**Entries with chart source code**
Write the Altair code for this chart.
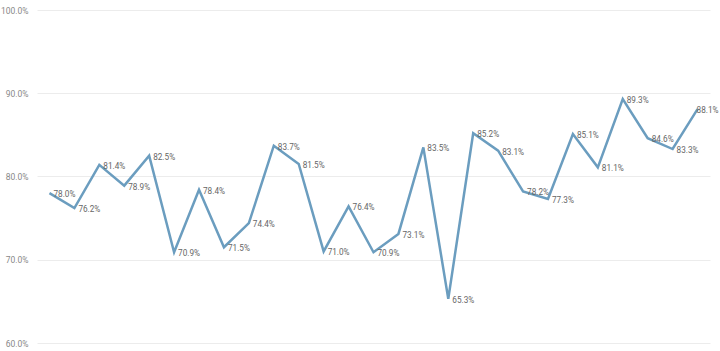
import altair as alt
import pandas as pd

values = [78.0, 76.2, 81.4, 78.9, 82.5, 70.9, 78.4, 71.5, 74.4, 83.7, 81.5, 71.0, 76.4,
          70.9, 73.1, 83.5, 65.3, 85.2, 83.1, 78.2, 77.3, 85.1, 81.1, 89.3, 84.6, 83.3, 88.1]
idx = list(range(1, len(values) + 1))

df = pd.DataFrame({"idx": idx, "v": [x / 100 for x in values]})
last = len(values)

x = alt.X("idx:O", axis=None, scale=alt.Scale(paddingInner=0, paddingOuter=0))
y = alt.Y("v:Q", scale=alt.Scale(domain=[0.6, 1.0], nice=False, zero=False),
          axis=alt.Axis(format=".1%", values=[0.6, 0.7, 0.8, 0.9, 1.0], title=None,
                        domain=False, ticks=False, labelColor="#888", labelFontSize=8.5,
                        labelFont="Roboto", labelPadding=9, gridColor="#ececec", gridWidth=1))

base = alt.Chart(df)
line = base.mark_line(color="#6b9dbf", strokeWidth=2.5).encode(x=x, y=y)
text_style = dict(align="left", baseline="middle", dy=2, fontSize=8.2, font="Roboto", color="#666")
text = base.transform_filter(alt.datum.idx < last).mark_text(dx=4, **text_style).encode(
    x=x, y=y, text=alt.Text("v:Q", format=".1%"))
text_last = base.transform_filter(alt.datum.idx == last).mark_text(dx=-1, **text_style).encode(
    x=x, y=y, text=alt.Text("v:Q", format=".1%"))

chart = (line + text + text_last).properties(
    width=673, height=333,
    autosize=alt.AutoSizeParams(type="none"),
    padding={"left": 37, "top": 10, "right": 10, "bottom": 8},
).configure(background="white", view=alt.ViewConfig(stroke=None))

chart.save("out.html", embed_options={"renderer": "svg", "actions": False})
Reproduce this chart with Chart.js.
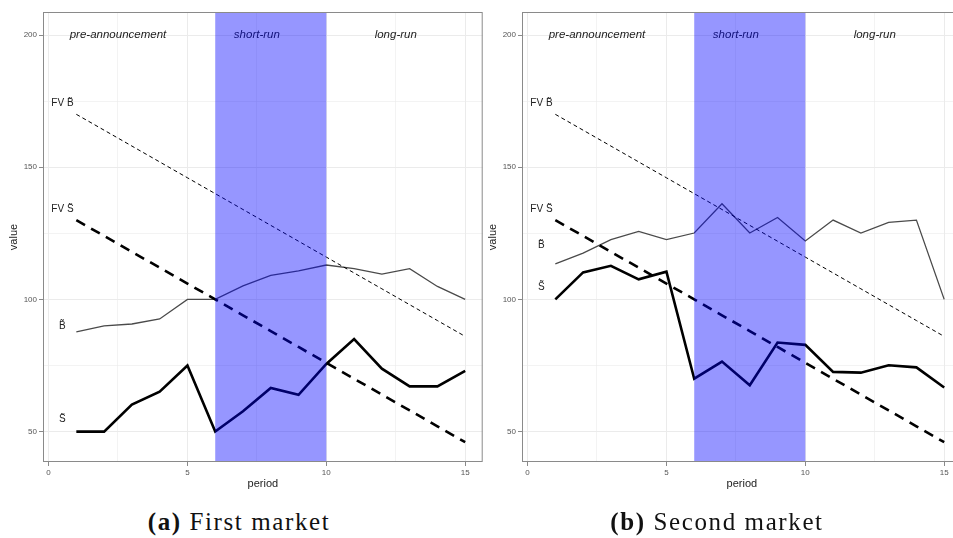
<!DOCTYPE html>
<html>
<head>
<meta charset="utf-8">
<script src="https://cdn.jsdelivr.net/npm/chart.js@4.4.1/dist/chart.umd.min.js"></script>
<style>
  body { margin:0; width:953px; height:538px; overflow:hidden; position:relative; background:#fff; }
  canvas { position:absolute; top:0; }
  .cap { position:absolute; top:509px; width:300px; text-align:center; font-family:"Liberation Serif", serif;
         font-size:25px; line-height:26px; letter-spacing:1.6px; color:#111; white-space:nowrap; }
  .cap b { font-weight:bold; }
</style>
</head>
<body>
<canvas id="first" width="485" height="500" style="left:0"></canvas>
<canvas id="second" width="485" height="500" style="left:479px"></canvas>
<div class="cap" style="left:89px"><b>(a)</b> First market</div>
<div class="cap" style="left:567px"><b>(b)</b> Second market</div>
<script>
// data
const periods = [1,2,3,4,5,6,7,8,9,10,11,12,13,14,15];
const fvB = [170,164,158,152,146,140,134,128,122,116,110,104,98,92,86];
const fvS = [130,124,118,112,106,100,94,88,82,76,70,64,58,52,46];
const bFirst  = [87.7,90,90.7,92.6,100,100,105.1,109.1,110.8,113,111.6,109.6,111.6,104.9,100];
const sFirst  = [50,50,60.2,65.1,75,50,57.7,66.5,63.9,75.6,85,73.8,67.1,67.1,73];
const bSecond = [113.4,117.5,122.6,125.7,122.6,125.1,136.2,125.1,131,122.1,130,125.1,129.1,130,100];
const sSecond = [100,110.2,112.7,107.6,110.5,70,76.5,67.5,83.7,82.8,72.6,72.3,75.1,74.3,66.7];

const xMajor = [0,5,10,15];
const xMinor = [2.5,7.5,12.5];
const yMajor = [50,100,150,200];
const yMinor = [75,125,175];

const phaseNames = ['pre-announcement','short-run','long-run'];
const phaseX = [2.5,7.5,12.5];
const phaseY = 200;
const shortRun = [6,10];

const seriesNames = ['FV B\u0303','FV S\u0303','B\u0303','S\u0303'];
const labelX = 0.5;
const labelYFirst  = [174,134,90,54.5];
const labelYSecond = [174,134,120.4,104.7];

const pts = vals => periods.map((p,i) => ({x:p, y:vals[i]}));

const panelDecor = {
  id:'panelDecor',
  afterDatasetsDraw(chart, args, opts){
    const {ctx, chartArea:a, scales:{x,y}} = chart;
    ctx.save();
    // phase names
    ctx.fillStyle = '#222';
    ctx.font = 'italic 11.5px "Liberation Sans", Arial, sans-serif';
    ctx.textAlign = 'center';
    ctx.textBaseline = 'middle';
    phaseNames.forEach((t,i) => ctx.fillText(t, x.getPixelForValue(phaseX[i]), y.getPixelForValue(phaseY)));
    // series names
    ctx.font = '10px "Liberation Sans", Arial, sans-serif';
    seriesNames.forEach((t,i) => ctx.fillText(t, x.getPixelForValue(labelX), y.getPixelForValue(opts.labelY[i])));
    // short-run band, drawn over the lines
    const x0 = x.getPixelForValue(shortRun[0]), x1 = x.getPixelForValue(shortRun[1]);
    ctx.fillStyle = 'rgba(0,0,255,0.41)';
    ctx.fillRect(x0, a.top, x1 - x0, a.bottom - a.top);
    // panel border
    ctx.strokeStyle = '#8a8a8a';
    ctx.lineWidth = 1;
    ctx.strokeRect(a.left + 0.5, a.top + 0.5, a.right - a.left - 1, a.bottom - a.top - 1);
    ctx.restore();
  }
};

function isMajor(list, v){ return list.some(m => Math.abs(m - v) < 1e-6); }

function makeChart(id, bVals, sVals, labelY){
  new Chart(document.getElementById(id), {
    type:'line',
    data:{
      datasets:[
        {data:pts(fvB), borderColor:'#000', borderWidth:1, borderDash:[4,3]},
        {data:pts(fvS), borderColor:'#000', borderWidth:2.6, borderDash:[10,7]},
        {data:pts(bVals), borderColor:'#4a4a4a', borderWidth:1.3},
        {data:pts(sVals), borderColor:'#000', borderWidth:2.6}
      ]
    },
    options:{
      responsive:false,
      animation:false,
      events:[],
      layout:{padding:{left:0, top:12, right:2.3, bottom:0}},
      elements:{point:{radius:0}, line:{tension:0, fill:false}},
      plugins:{legend:{display:false}, tooltip:{enabled:false}, panelDecor:{labelY}},
      scales:{
        x:{
          type:'linear', min:-0.2, max:15.63,
          afterBuildTicks: s => { s.ticks = xMajor.concat(xMinor).sort((a,b)=>a-b).map(v => ({value:v})); },
          afterFit: s => { s.height = 38; },
          border:{display:false},
          grid:{
            color:'#ebebeb',
            lineWidth: c => isMajor(xMajor, c.tick.value) ? 1 : 0.6,
            tickColor: c => isMajor(xMajor, c.tick.value) ? '#8a8a8a' : 'rgba(0,0,0,0)',
            tickLength:4
          },
          ticks:{
            color:'#555', font:{size:8, family:'"Liberation Sans", Arial, sans-serif'}, padding:2,
            maxRotation:0, autoSkip:false,
            callback: v => isMajor(xMajor, v) ? String(v) : ''
          },
          title:{display:true, text:'period', color:'#222', padding:{top:0, bottom:9.4},
                 font:{size:11, family:'"Liberation Sans", Arial, sans-serif'}}
        },
        y:{
          type:'linear', min:38.5, max:208.7,
          afterBuildTicks: s => { s.ticks = yMajor.concat(yMinor).sort((a,b)=>a-b).map(v => ({value:v})); },
          afterFit: s => { s.width = 43; },
          border:{display:false},
          grid:{
            color:'#ebebeb',
            lineWidth: c => isMajor(yMajor, c.tick.value) ? 1 : 0.6,
            tickColor: c => isMajor(yMajor, c.tick.value) ? '#8a8a8a' : 'rgba(0,0,0,0)',
            tickLength:4
          },
          ticks:{
            color:'#555', font:{size:8, family:'"Liberation Sans", Arial, sans-serif'}, padding:2,
            autoSkip:false,
            callback: v => isMajor(yMajor, v) ? String(v) : ''
          },
          title:{display:true, text:'value', color:'#222', padding:{top:7.4, bottom:0},
                 font:{size:11, family:'"Liberation Sans", Arial, sans-serif'}}
        }
      }
    },
    plugins:[panelDecor]
  });
}

makeChart('first', bFirst, sFirst, labelYFirst);
makeChart('second', bSecond, sSecond, labelYSecond);
</script>
</body>
</html>
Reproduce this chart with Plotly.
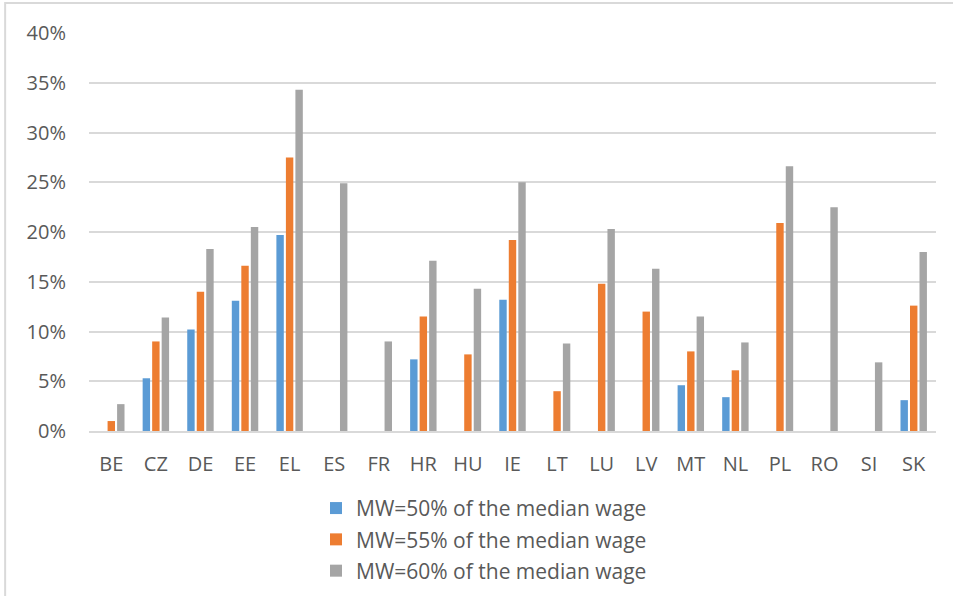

**INSTRUCTIONS FOR THE TASK**
Repeat the lines exactly as they stand, from the opening line of the data through the line with "import pandas as pd". Pictures stay out of the copy.

**EXPECTED OUTPUT**
Write the Altair code for this chart.
import altair as alt
import pandas as pd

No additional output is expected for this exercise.